Eind vorig seizoen namen we ook afscheid van de legendarische Ed de Kroket. Hij was sinds 2007 een vaste waarde bij de Reserve Reserves. Buiten het veld kon je altijd goed met ‘m lachen, in het veld kon je altijd goed om ‘m lachen. Het lachen verging hem dan, en dat zorgde dan weer voor veel gelach op en om het veld. Kortom, hij heeft een onuitwisbare indruk gemaakt in het rechtsveld van HCAW, of liever gezegd, een onuitwisbare afdruk (footprint). Deze afdruk wordt tijdens de zomerstop nog steeds door de beeballers gebruikt om de frambozenroute te oefenen. Dat hij tijdens de Aluminium Series in 2011 en 2012 met een slaggemiddelde van 0,444 een grote bijdrage heeft geleverd aan beide kampioenschappen past verder niet goed in dit stukje.

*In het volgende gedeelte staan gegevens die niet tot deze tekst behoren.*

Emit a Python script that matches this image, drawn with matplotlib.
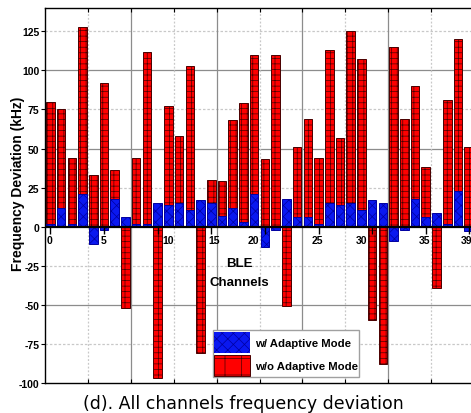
"""BLE: desviación de frecuencia en todos los canales."""

import matplotlib

matplotlib.use("Agg")

import matplotlib.pyplot as plt
import numpy as np
from matplotlib.patches import Patch

# datos (kHz)
canales = np.arange(40)
sin_adaptativo = [80, 75, 44, 128, 33, 92, 36, -52, 44, 112,
                  -97, 77, 58, 103, -81, 30, 29, 68, 79, 110,
                  43, 110, -51, 51, 69, 44, 113, 57, 125, 107,
                  -60, -88, 115, 69, 90, 38, -39, 81, 120, 51]
con_adaptativo = [2, 12, 2, 21, -11, -2, 18, 6, 2, 2,
                  15, 14, 15, 11, 17, 15, 7, 12, 3, 21,
                  -13, -2, 18, 6, 6, 2, 15, 14, 15, 11,
                  17, 15, -9, -2, 18, 6, 9, 2, 23, -3]
canales_marcados = [0, 5, 10, 15, 20, 25, 30, 35, 39]
etiquetas_canal = ["0", "5", "10", "15", "20", "25", "30", "35", "39"]
# posición (en canales) donde aparece cada número en el original
pos_etiquetas = [-0.1, 5.0, 11.0, 15.3, 18.9, 24.9, 29.0, 34.9, 38.8]
etiquetas_y = np.arange(-100, 126, 25)

plt.rcParams["hatch.linewidth"] = 0.5
FUENTE = "Liberation Sans"
ROJO, BORDE_ROJO = "#ff0000", "#4a0000"
AZUL, BORDE_AZUL = "#0a18f0", "#0000a0"

fig = plt.figure(figsize=(4.71, 4.14), dpi=100)
ax = fig.add_axes([0.0955, 0.0725, 0.911, 0.906])

ax.bar(canales, sin_adaptativo, width=0.8, color=ROJO, edgecolor=BORDE_ROJO,
       hatch="+++", linewidth=0.7, zorder=2)
ax.bar(canales, con_adaptativo, width=0.8, color=AZUL, edgecolor=BORDE_AZUL,
       hatch="xxx", linewidth=0.7, zorder=3)

ax.set_xlim(-0.5, 39.5)
ax.set_ylim(-100, 140)

# rejilla: continua cada 50 / cada 8 canales, punteada en medio
for v in etiquetas_y:
    if v in (0, -100):
        continue
    if v % 50 == 0:
        ax.axhline(v, color="#8c8c8c", lw=0.9, zorder=0)
    else:
        ax.axhline(v, color="#c8c8c8", lw=0.9, ls=(0, (2, 1.5)), zorder=0)
lineas_v = np.arange(3.5, 39.5, 4)
for i, x in enumerate(lineas_v):
    if i % 2 == 1:
        ax.axvline(x, color="#8c8c8c", lw=0.9, zorder=0)
    else:
        ax.axvline(x, color="#c8c8c8", lw=0.9, ls=(0, (1.5, 1.5)), zorder=0)

ax.axhline(0, color="black", lw=1.6, zorder=5)

ax.set_xticks(lineas_v)
ax.tick_params(axis="x", direction="in", length=3, top=True, bottom=True,
               labelbottom=False)
ax.set_yticks(etiquetas_y)
ax.set_yticklabels([str(v) for v in etiquetas_y], fontsize=7.5,
                   fontweight="bold", family=FUENTE)
ax.tick_params(axis="y", direction="out", length=3, pad=1)
for lado in ["left", "bottom", "top"]:
    ax.spines[lado].set_linewidth(1.0)
ax.spines["right"].set_visible(False)

# marcas de canal sobre la línea cero
sec = ax.secondary_xaxis(0, transform=ax.transData)
sec.set_xticks(canales_marcados)
sec.set_xticklabels([])
sec.tick_params(direction="out", length=5, width=1.0)
sec.spines["bottom"].set_visible(False)
sec.set_zorder(6)
for x, txt in zip(pos_etiquetas, etiquetas_canal):
    ax.text(x, -5, txt, ha="center", va="top", fontsize=7.5,
            fontweight="bold", family=FUENTE, zorder=6)

ax.text(17.6, -29.5, "BLE\nChannels", ha="center", va="center", fontsize=9.5,
        fontweight="bold", family=FUENTE, linespacing=1.75)

fig.text(0.038, 0.556, "Frequency Deviation (kHz)", rotation=90, ha="center",
         va="center", fontsize=10, fontweight="bold", family=FUENTE)

manijas = [
    Patch(facecolor=AZUL, edgecolor=BORDE_AZUL, hatch="xxx", linewidth=0),
    Patch(facecolor=ROJO, edgecolor=BORDE_ROJO, hatch="+", linewidth=0.7),
]
ley = ax.legend(manijas, ["w/ Adaptive Mode", "w/o Adaptive Mode"],
                loc="lower left", bbox_to_anchor=(0.452, 0.087),
                bbox_transform=fig.transFigure, fancybox=False,
                edgecolor="#a0a0a0", framealpha=1, borderpad=0.1,
                handlelength=3.2, handleheight=2.5, handletextpad=0.4,
                labelspacing=0.15, borderaxespad=0,
                prop={"family": FUENTE, "weight": "bold", "size": 8.2})
ley.set_zorder(7)

fig.text(0.516, 0.024, "(d). All channels frequency deviation", ha="center",
         va="center", fontsize=12.5, family="DejaVu Sans")

fig.savefig("out.png", dpi=100)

Wie wél gemist wordt in het buitenveld is Gagarin, al blijkt de nieuwe lefty die daar nu regelmatig speelt nagenoeg hetzelfde niveau te hebben als Gagarin in z’n jonge jaren. Hoewel die nieuwe z’n post season kwaliteiten nog moet bewijzen. Gagarin is namelijk geëindigd op een post season gemiddelde van 0,400. Niet slecht voor iemand die eigenlijk alles met z’n verkeerde hand en van de verkeerde kant moet doen en daarbij ook nog ‘ns gruwelijk veel ballen laat lopen. Dat gegeven heeft zich overigens ook vertaald in een absurde drieslag/vierwijd verhouding.
En we hebben even getwijfeld aan de laatste voormalig Reserve Reserve die vandaag een plekje krijgt in de  Helden Galerij. Niet omdat Jariño de Braziliaanse Tuinman niet aan de criteria zou voldoen, nog sterker als er maar ruimte was voor maar één held, dan zou hij die plek waarschijnlijk succesvol kunnen claimen. Zijn indrukwekkende stats spreken voor zich. Nee, de twijfel komt meer voort uit de gedachte dat Jariño eigenlijk helemaal nog niet klaar is! Daarom vandaag wél een plek in de Hall of Fame, maar het lijkt ons verstandig dat dat op huurbasis is.